English Literature students should consider how history and politics can be used in literature and how they are often perceived as fact.
The academic claims that although Shakespeare’s legendary status usually means that portrayals of Richard III in the UK are loyal to Shakespeare’s writing, performances of the play in other countries have been altered and rewritten to follow ‘local needs’.
Examples include Italian performances inspired by the Dictator Mussolini’s fascist party, productions in Kuwait by Saddam Hussein and in the Eastern Bloc by the communist era. Dr Fayard claims that disguising foreign villains under a distant English play is a way to put a point across in a ‘safer’ way, avoiding the censorship enforced by many totalitarian regimes.
Students interested in drama and theatre can think about how performance can be used to portray the same play with a different political stance.
Dr Fayard claims that the popularity of this play across the world is due to the attraction of the well-structured plot line and the flamboyancy of the main character. English students should read the original play and think about the play’s structure and the presentation of the king.

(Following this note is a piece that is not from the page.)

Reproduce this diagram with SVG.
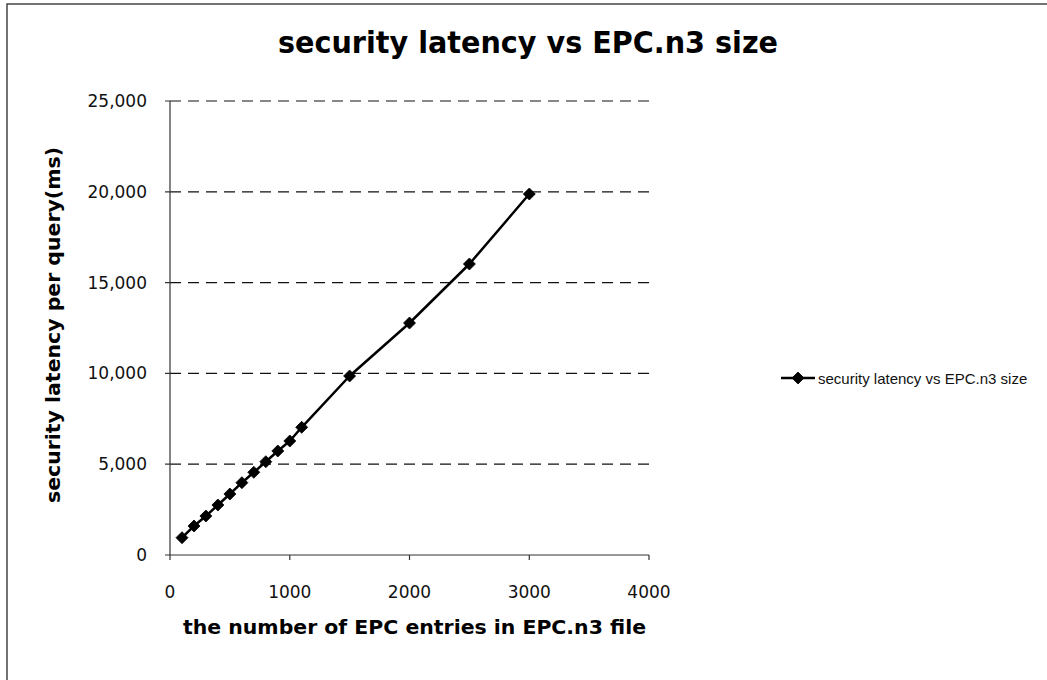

History students should look more into the facts of Richard III’s life, and consider whether he deserves the villainous reputation attributed to him by Shakespeare. Thomas More’s book, A History of King Richard III, can be compared to Shakespeare’s play as a source that claims to be a more factual account, but still has evidence of literary flair and dramatization that could be seen to take away from historical accuracy.
Biology students can look more into the recent investigation into Richard III’s lineage, while Archaeology students can look into the excavation of Richard III’s body.